>> Start Recorded data

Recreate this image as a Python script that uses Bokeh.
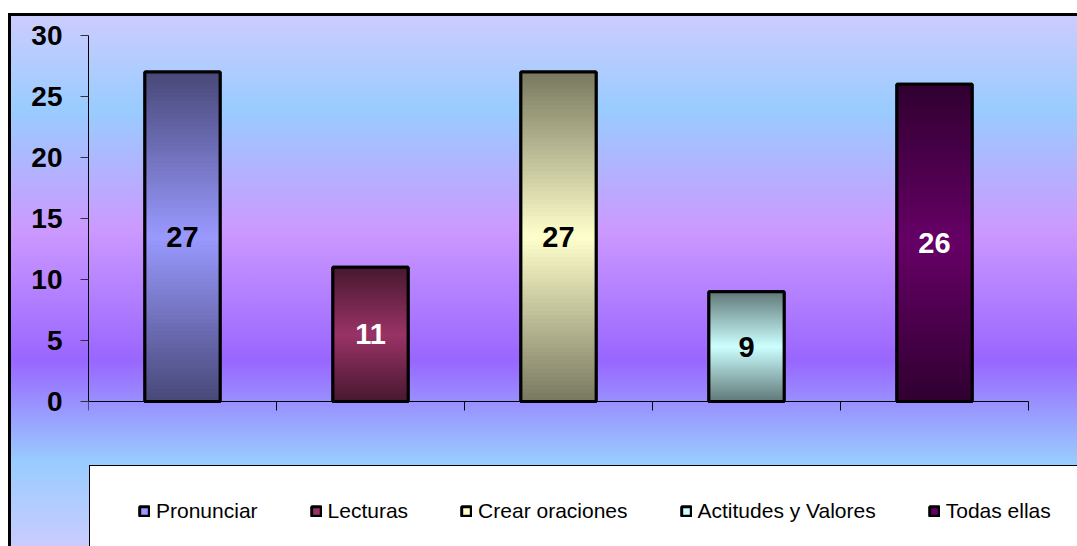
from bokeh.plotting import figure
from bokeh.models import (Range1d, LinearAxis, FixedTicker, Legend, LegendItem, ColumnDataSource)
from bokeh.core.properties import value
from bokeh.embed import file_html
from bokeh.resources import INLINE

# ---- data ----
categories = ["Pronunciar", "Lecturas", "Crear oraciones", "Actitudes y Valores", "Todas ellas"]
values = [27, 11, 27, 9, 26]
y_ticks = [0, 5, 10, 15, 20, 25, 30]

# ---- styles ----
light_colors = ["#9999FF", "#993366", "#FFFFCC", "#CCFFFF", "#660066"]
label_colors = ["black", "white", "black", "black", "white"]
FONT = "Liberation Sans"

W, H = 1077, 546
PLOT_L, PLOT_R, PLOT_T, PLOT_B = 88, 1028, 35, 401
Y_MAX = 30


def hex2rgb(h):
    h = h.lstrip("#")
    return [int(h[i:i + 2], 16) for i in (0, 2, 4)]


def rgb2hex(c):
    return "#%02x%02x%02x" % tuple(int(round(max(0, min(255, v)))) for v in c)


def mix(c1, c2, f):
    a, b = hex2rgb(c1), hex2rgb(c2)
    return rgb2hex([a[i] + (b[i] - a[i]) * f for i in range(3)])


n = len(categories)
xpos = [i + 0.5 for i in range(n)]          # category slot centres
edges = list(range(n + 1))                  # category slot boundaries
px_per_cat = (PLOT_R - PLOT_L) / n
px_per_unit = (PLOT_B - PLOT_T) / Y_MAX
x_end = (W - PLOT_L) / px_per_cat
y_start = -(H - PLOT_B) / px_per_unit

p = figure(width=W, height=H, x_range=Range1d(0, x_end), y_range=Range1d(y_start, Y_MAX),
           output_backend="svg", toolbar_location=None,
           x_axis_location=None, y_axis_location=None,
           min_border_left=PLOT_L, min_border_right=0, min_border_top=PLOT_T, min_border_bottom=0)
p.border_fill_color = None
p.background_fill_color = None
p.outline_line_color = None
p.xgrid.visible = False
p.ygrid.visible = False

# chart-area background (CSS layers behind the transparent canvas)
layers = [
    "linear-gradient(#ffffff,#ffffff) 90px 466px / 2000px 300px no-repeat",   # legend box
    "linear-gradient(#000000,#000000) 89px 465px / 2000px 300px no-repeat",   # legend border
    "linear-gradient(#ffffff,#ffffff) 0px 0px / 100% 13px no-repeat",
    "linear-gradient(#ffffff,#ffffff) 0px 0px / 8px 100% no-repeat",
    "linear-gradient(#000000,#000000) 8px 13px / 100% 3px no-repeat",
    "linear-gradient(#000000,#000000) 8px 13px / 3px 100% no-repeat",
    "linear-gradient(to bottom, #CCCCFF 16px, #99CCFF 110px, #CC99FF 230px, "
    "#9966FF 360px, #99CCFF 462px, #CCCCFF 550px) 0px 0px / 100% 100% no-repeat",
]
p.styles = {"background": ", ".join(layers)}

# ---- y axis ----
yaxis = LinearAxis(ticker=FixedTicker(ticks=y_ticks), bounds=(0, Y_MAX))
yaxis.major_tick_out = 8
yaxis.major_tick_in = 0
yaxis.minor_tick_out = 0
yaxis.minor_tick_in = 0
yaxis.axis_line_color = "black"
yaxis.major_tick_line_color = "#333333"
yaxis.major_label_text_font = FONT
yaxis.major_label_text_font_style = "bold"
yaxis.major_label_text_font_size = "28px"
yaxis.major_label_text_color = "black"
yaxis.major_label_standoff = 18
p.add_layout(yaxis, "left")

# ---- category axis line with ticks at slot boundaries ----
p.segment(x0=[0], y0=[0], x1=[n], y1=[0], line_color="black", line_width=1)
p.segment(x0=edges, y0=[0] * len(edges), x1=edges, y1=[-9 / px_per_unit] * len(edges),
          line_color="black", line_width=1)

# ---- bars ----
legend_bars = p.vbar(x=xpos, top=values, width=0.4, fill_color=light_colors,
                     line_color="black", line_width=3)

xs, bots, tops, cols = [], [], [], []
NS = 80
for x, v, lc in zip(xpos, values, light_colors):
    dark = rgb2hex([c * 0.47 for c in hex2rgb(lc)])
    for k in range(NS):
        b = v * k / NS
        t = min(v, v * (k + 1.8) / NS)
        tc = (k + 0.5) / NS
        f = 1 - abs(2 * tc - 1)
        xs.append(x)
        bots.append(b)
        tops.append(t)
        cols.append(mix(dark, lc, f))
p.vbar(x="x", bottom="b", top="t", width=0.4, fill_color="c", line_color=None,
       source=ColumnDataSource(dict(x=xs, b=bots, t=tops, c=cols)))

p.vbar(x=xpos, top=values, width=0.4, fill_alpha=0, line_color="black", line_width=3)

# value labels
p.text(x=xpos, y=[v / 2 for v in values], text=[str(v) for v in values],
       text_color=label_colors, text_font=value(FONT), text_font_style="bold",
       text_font_size="29px", text_align="center", text_baseline="middle")

# ---- legend ----
items = [LegendItem(label=cat, renderers=[legend_bars], index=i) for i, cat in enumerate(categories)]
legend = Legend(items=items, orientation="horizontal", location=(50, 23),
                glyph_width=12, glyph_height=12, label_standoff=6, spacing=52,
                padding=0, margin=0, border_line_alpha=0, background_fill_alpha=0,
                label_text_font=FONT, label_text_font_size="21px", label_text_color="black")
p.add_layout(legend, "center")

open("out.html", "w").write(file_html(p, INLINE))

>> End Recorded data

Quote every line word for word and keep the images out of the copy.

_Exercise output_:
Recreate this image as a Python script that uses Bokeh.
from bokeh.plotting import figure
from bokeh.models import (Range1d, LinearAxis, FixedTicker, Legend, LegendItem, ColumnDataSource)
from bokeh.core.properties import value
from bokeh.embed import file_html
from bokeh.resources import INLINE

# ---- data ----
categories = ["Pronunciar", "Lecturas", "Crear oraciones", "Actitudes y Valores", "Todas ellas"]
values = [27, 11, 27, 9, 26]
y_ticks = [0, 5, 10, 15, 20, 25, 30]

# ---- styles ----
light_colors = ["#9999FF", "#993366", "#FFFFCC", "#CCFFFF", "#660066"]
label_colors = ["black", "white", "black", "black", "white"]
FONT = "Liberation Sans"

W, H = 1077, 546
PLOT_L, PLOT_R, PLOT_T, PLOT_B = 88, 1028, 35, 401
Y_MAX = 30


def hex2rgb(h):
    h = h.lstrip("#")
    return [int(h[i:i + 2], 16) for i in (0, 2, 4)]


def rgb2hex(c):
    return "#%02x%02x%02x" % tuple(int(round(max(0, min(255, v)))) for v in c)


def mix(c1, c2, f):
    a, b = hex2rgb(c1), hex2rgb(c2)
    return rgb2hex([a[i] + (b[i] - a[i]) * f for i in range(3)])


n = len(categories)
xpos = [i + 0.5 for i in range(n)]          # category slot centres
edges = list(range(n + 1))                  # category slot boundaries
px_per_cat = (PLOT_R - PLOT_L) / n
px_per_unit = (PLOT_B - PLOT_T) / Y_MAX
x_end = (W - PLOT_L) / px_per_cat
y_start = -(H - PLOT_B) / px_per_unit

p = figure(width=W, height=H, x_range=Range1d(0, x_end), y_range=Range1d(y_start, Y_MAX),
           output_backend="svg", toolbar_location=None,
           x_axis_location=None, y_axis_location=None,
           min_border_left=PLOT_L, min_border_right=0, min_border_top=PLOT_T, min_border_bottom=0)
p.border_fill_color = None
p.background_fill_color = None
p.outline_line_color = None
p.xgrid.visible = False
p.ygrid.visible = False

# chart-area background (CSS layers behind the transparent canvas)
layers = [
    "linear-gradient(#ffffff,#ffffff) 90px 466px / 2000px 300px no-repeat",   # legend box
    "linear-gradient(#000000,#000000) 89px 465px / 2000px 300px no-repeat",   # legend border
    "linear-gradient(#ffffff,#ffffff) 0px 0px / 100% 13px no-repeat",
    "linear-gradient(#ffffff,#ffffff) 0px 0px / 8px 100% no-repeat",
    "linear-gradient(#000000,#000000) 8px 13px / 100% 3px no-repeat",
    "linear-gradient(#000000,#000000) 8px 13px / 3px 100% no-repeat",
    "linear-gradient(to bottom, #CCCCFF 16px, #99CCFF 110px, #CC99FF 230px, "
    "#9966FF 360px, #99CCFF 462px, #CCCCFF 550px) 0px 0px / 100% 100% no-repeat",
]
p.styles = {"background": ", ".join(layers)}

# ---- y axis ----
yaxis = LinearAxis(ticker=FixedTicker(ticks=y_ticks), bounds=(0, Y_MAX))
yaxis.major_tick_out = 8
yaxis.major_tick_in = 0
yaxis.minor_tick_out = 0
yaxis.minor_tick_in = 0
yaxis.axis_line_color = "black"
yaxis.major_tick_line_color = "#333333"
yaxis.major_label_text_font = FONT
yaxis.major_label_text_font_style = "bold"
yaxis.major_label_text_font_size = "28px"
yaxis.major_label_text_color = "black"
yaxis.major_label_standoff = 18
p.add_layout(yaxis, "left")

# ---- category axis line with ticks at slot boundaries ----
p.segment(x0=[0], y0=[0], x1=[n], y1=[0], line_color="black", line_width=1)
p.segment(x0=edges, y0=[0] * len(edges), x1=edges, y1=[-9 / px_per_unit] * len(edges),
          line_color="black", line_width=1)

# ---- bars ----
legend_bars = p.vbar(x=xpos, top=values, width=0.4, fill_color=light_colors,
                     line_color="black", line_width=3)

xs, bots, tops, cols = [], [], [], []
NS = 80
for x, v, lc in zip(xpos, values, light_colors):
    dark = rgb2hex([c * 0.47 for c in hex2rgb(lc)])
    for k in range(NS):
        b = v * k / NS
        t = min(v, v * (k + 1.8) / NS)
        tc = (k + 0.5) / NS
        f = 1 - abs(2 * tc - 1)
        xs.append(x)
        bots.append(b)
        tops.append(t)
        cols.append(mix(dark, lc, f))
p.vbar(x="x", bottom="b", top="t", width=0.4, fill_color="c", line_color=None,
       source=ColumnDataSource(dict(x=xs, b=bots, t=tops, c=cols)))

p.vbar(x=xpos, top=values, width=0.4, fill_alpha=0, line_color="black", line_width=3)

# value labels
p.text(x=xpos, y=[v / 2 for v in values], text=[str(v) for v in values],
       text_color=label_colors, text_font=value(FONT), text_font_style="bold",
       text_font_size="29px", text_align="center", text_baseline="middle")

# ---- legend ----
items = [LegendItem(label=cat, renderers=[legend_bars], index=i) for i, cat in enumerate(categories)]
legend = Legend(items=items, orientation="horizontal", location=(50, 23),
                glyph_width=12, glyph_height=12, label_standoff=6, spacing=52,
                padding=0, margin=0, border_line_alpha=0, background_fill_alpha=0,
                label_text_font=FONT, label_text_font_size="21px", label_text_color="black")
p.add_layout(legend, "center")

open("out.html", "w").write(file_html(p, INLINE))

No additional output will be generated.